Trusting God with My Tithe
When Jon and I first became believers, we made a decision to tithe our income based on God's promise in Malachi 3:10: "'Bring all the tithes into the storehouse so there will be enough food in my Temple. If you do,' says the LORD of Heaven's Armies, 'I will open the windows of heaven for you. I will pour out a blessing so great you won't have enough room to take it in! Try it! Put me to the test!'" Since those early years in our marriage, God held true to his promise.
Once we started a family and began living on one income, we discovered it was harder to keep our tithe commitment. Many times I saw Jon at the kitchen table, the bills piled before him. He would write the check for our tithe first, and then say, "There, I've done my part. I'll pay what bills I can, and the rest is up to God. It's his reputation at stake."

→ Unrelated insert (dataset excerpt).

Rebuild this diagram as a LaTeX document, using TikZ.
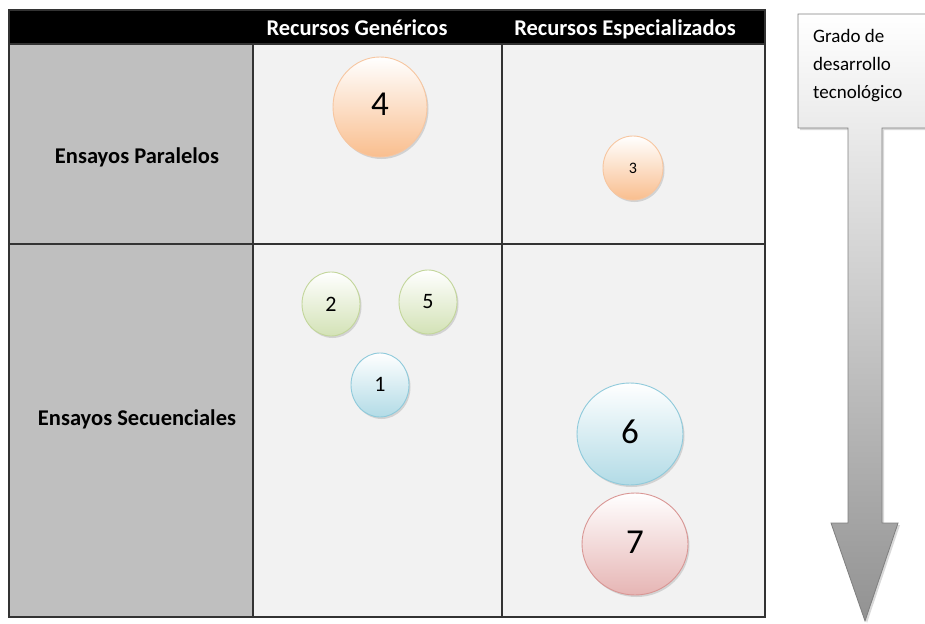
\documentclass[tikz,border=0pt]{standalone}
\usepackage{fontspec}
\setmainfont{Carlito}
\usetikzlibrary{shapes.geometric,shadows}
\definecolor{cellbg}{HTML}{F2F2F2}
\definecolor{labelbg}{HTML}{BFBFBF}
\definecolor{gridline}{HTML}{333333}
\definecolor{peachfill}{HTML}{F9BE8E}
\definecolor{peachline}{HTML}{F7C6A0}
\definecolor{greenfill}{HTML}{D3E2B6}
\definecolor{greenline}{HTML}{C3D69B}
\definecolor{bluefill}{HTML}{B2DBE6}
\definecolor{blueline}{HTML}{8FCADB}
\definecolor{redfill}{HTML}{E6B5B4}
\definecolor{redline}{HTML}{D99694}
\definecolor{arrowline}{HTML}{7F7F7F}
\definecolor{arrowbottom}{HTML}{929292}
\tikzset{
  bubble/.style={ellipse, inner sep=0pt, line width=0.9pt, top color=white,
    drop shadow={opacity=0.28, shadow xshift=1.5pt, shadow yshift=-2pt}},
  peachball/.style={bubble, bottom color=peachfill, draw=peachline},
  greenball/.style={bubble, bottom color=greenfill, draw=greenline},
  blueball/.style={bubble, bottom color=bluefill, draw=blueline},
  redball/.style={bubble, bottom color=redfill, draw=redline},
  headtext/.style={text=white, anchor=base, font=\bfseries\fontsize{22.5}{26}\selectfont, inner sep=0pt},
  rowtext/.style={text=black, anchor=base, font=\bfseries\fontsize{22.5}{26}\selectfont, inner sep=0pt},
  gridpen/.style={draw=gridline, line width=1.4pt},
}
\begin{document}
\begin{tikzpicture}[x=1pt,y=-1pt]
\useasboundingbox (0,0) rectangle (925,623);
\clip (0,0) rectangle (925,623);
% table backgrounds
\fill[labelbg] (9,44) rectangle (253,617);
\fill[cellbg] (253,44) rectangle (765,617);
\fill[black] (9,10) rectangle (765,44);
% grid
\draw[gridpen] (9,10) rectangle (765,617);
\draw[gridpen] (9,44) -- (765,44);
\draw[gridpen] (9,244) -- (765,244);
\draw[gridpen] (253,44) -- (253,617);
\draw[gridpen] (502,44) -- (502,617);
% headers
\node[headtext] (hgen) at (357,36) {Recursos Genéricos};
\node[headtext] (hesp) at (625,36) {Recursos Especializados};
\node[rowtext] (rpar) at (137,163) {Ensayos Paralelos};
\node[rowtext] (rsec) at (137,425) {Ensayos Secuenciales};
% bubbles
\node[peachball, minimum width=94pt, minimum height=100pt, font=\fontsize{35}{36}\selectfont] (b4) at (380,107) {\raisebox{5pt}{4}};
\node[peachball, minimum width=60pt, minimum height=64pt, font=\fontsize{16}{18}\selectfont] (b3) at (633,168) {3};
\node[greenball, minimum width=58pt, minimum height=64pt, font=\fontsize{22}{24}\selectfont] (b2) at (331,304) {2};
\node[greenball, minimum width=58pt, minimum height=64pt, font=\fontsize{22}{24}\selectfont] (b5) at (428,302) {5};
\node[blueball, minimum width=58pt, minimum height=64pt, font=\fontsize{22}{24}\selectfont] (b1) at (380,385) {\raisebox{2pt}{1}};
\node[blueball, minimum width=106pt, minimum height=102pt, font=\fontsize{35}{36}\selectfont] (b6) at (630,434) {\raisebox{4pt}{6}};
\node[redball, minimum width=106pt, minimum height=102pt, font=\fontsize{35}{36}\selectfont] (b7) at (635,544) {\raisebox{4pt}{7}};
% callout arrow
\path[draw=arrowline, line width=0.8pt, top color=white, bottom color=arrowbottom,
  drop shadow={opacity=0.3, shadow xshift=2pt, shadow yshift=-2pt}]
  (798,14) -- (934,14) -- (934,128) -- (882,128) -- (882,523) -- (898,523)
  -- (865,621) -- (831,523) -- (848,523) -- (848,128) -- (798,128) -- cycle;
\node[anchor=north west, inner sep=0pt, align=left, font=\fontsize{19}{28}\selectfont] (grado) at (813,29) {Grado de\\desarrollo\\tecnológico};
\end{tikzpicture}
\end{document}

After my husband's death in 1991, I took over the family finances. I followed Jon's example and paid the tithe first. Until February 1999, there had always been enough.
Beyond the bills, I needed a new winter coat, boots, and a dress for Aimee's wedding. The sale catalog sat next to the phone; if I placed the order, that bill would come due in the next 30 days. As I stared at the checkbook, I tried to rationalize that God would understand if I didn't pay my tithe just this once. Finally, I prayed, "Lord, help me trust you. Grant me the faith to believe that you will supply my needs." I picked up the pen, drew a deep breath, and wrote out my tithe.